Reproduce exactly the lines below, from the first one through the line containing "ax2 = fig.add_axes([0.548, 0.095, 0.431, 0.843])", and omit any pictures.

(INFORMATION PROVIDED)
────

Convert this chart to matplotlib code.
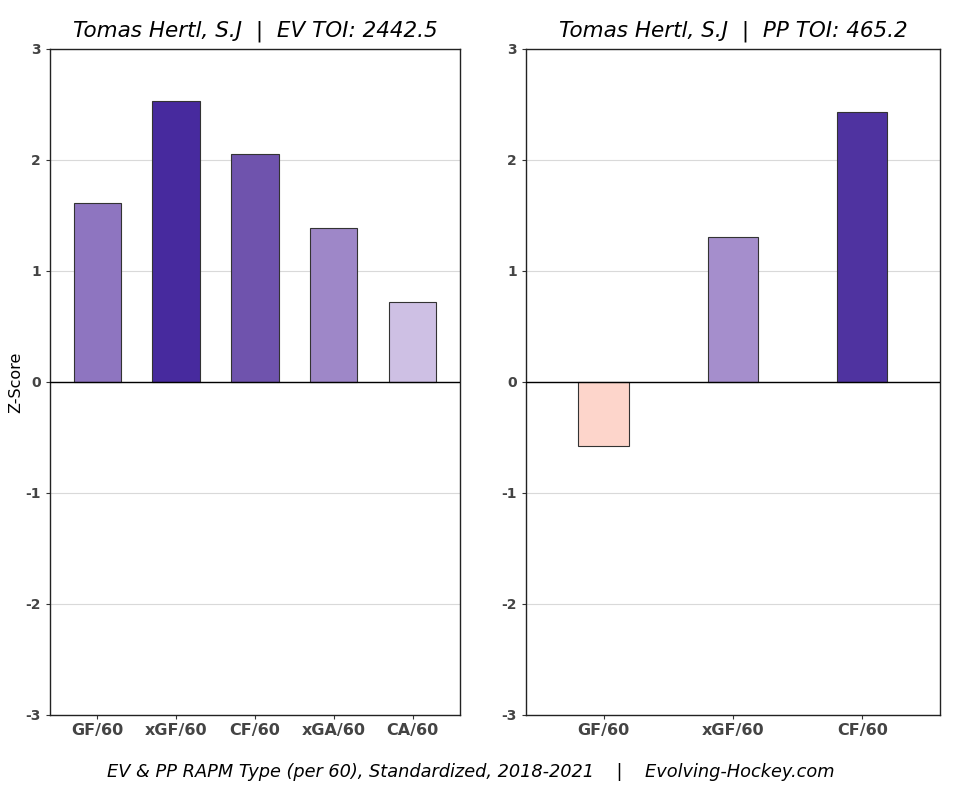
import numpy as np
import matplotlib.pyplot as plt

plt.rcParams["axes.unicode_minus"] = False

ev_labels = ["GF/60", "xGF/60", "CF/60", "xGA/60", "CA/60"]
ev_values = [1.61, 2.53, 2.05, 1.39, 0.72]
ev_colors = ["#8E75C0", "#472A9E", "#6F53AD", "#9E87C8", "#CEC0E4"]

pp_labels = ["GF/60", "xGF/60", "CF/60"]
pp_values = [-0.58, 1.31, 2.43]
pp_colors = ["#FDD5CB", "#A58ECC", "#4F33A0"]

ev_title = "Tomas Hertl, S.J  |  EV TOI: 2442.5"
pp_title = "Tomas Hertl, S.J  |  PP TOI: 465.2"
footer = "EV & PP RAPM Type (per 60), Standardized, 2018-2021    |    Evolving-Hockey.com"

fig = plt.figure(figsize=(9.6, 7.9), dpi=100)
ax1 = fig.add_axes([0.052, 0.095, 0.427, 0.843])
ax2 = fig.add_axes([0.548, 0.095, 0.431, 0.843])


def draw_panel(ax, labels, values, colors, width, title):
    x = np.arange(len(labels))
    ax.bar(x, values, width=width, color=colors, edgecolor="#333333",
           linewidth=0.8, zorder=3)
    ax.axhline(0, color="black", linewidth=1.0, zorder=4)
    ax.set_xlim(-0.6, len(labels) - 0.4)
    ax.set_ylim(-3, 3)
    ax.set_yticks(range(-3, 4))
    ax.yaxis.grid(True, color="#d9d9d9", linewidth=0.8, zorder=0)
    ax.set_xticks(x)
    ax.set_xticklabels(labels, fontsize=11.5, fontweight="bold", color="#444444")
    for t in ax.get_yticklabels():
        t.set_fontweight("bold")
        t.set_color("#444444")
        t.set_fontsize(10)
    ax.tick_params(axis="both", length=3, color="#333333")
    ax.tick_params(axis="x", pad=2.5)
    for s in ax.spines.values():
        s.set_color("#222222")
        s.set_linewidth(1.0)
    ax.set_title(title, fontsize=15.5, style="italic", pad=9)


draw_panel(ax1, ev_labels, ev_values, ev_colors, 0.6, ev_title)
draw_panel(ax2, pp_labels, pp_values, pp_colors, 0.39, pp_title)
ax1.set_ylabel("Z-Score", fontsize=11.5)
ax1.yaxis.set_label_coords(-0.064, 0.5)

fig.text(0.49, 0.016, footer, ha="center", fontsize=12.8, style="italic")

fig.savefig("out.png", dpi=100)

────

(SOLUTION TO THIS PROBLEM)
Convert this chart to matplotlib code.
import numpy as np
import matplotlib.pyplot as plt

plt.rcParams["axes.unicode_minus"] = False

ev_labels = ["GF/60", "xGF/60", "CF/60", "xGA/60", "CA/60"]
ev_values = [1.61, 2.53, 2.05, 1.39, 0.72]
ev_colors = ["#8E75C0", "#472A9E", "#6F53AD", "#9E87C8", "#CEC0E4"]

pp_labels = ["GF/60", "xGF/60", "CF/60"]
pp_values = [-0.58, 1.31, 2.43]
pp_colors = ["#FDD5CB", "#A58ECC", "#4F33A0"]

ev_title = "Tomas Hertl, S.J  |  EV TOI: 2442.5"
pp_title = "Tomas Hertl, S.J  |  PP TOI: 465.2"
footer = "EV & PP RAPM Type (per 60), Standardized, 2018-2021    |    Evolving-Hockey.com"

fig = plt.figure(figsize=(9.6, 7.9), dpi=100)
ax1 = fig.add_axes([0.052, 0.095, 0.427, 0.843])
ax2 = fig.add_axes([0.548, 0.095, 0.431, 0.843])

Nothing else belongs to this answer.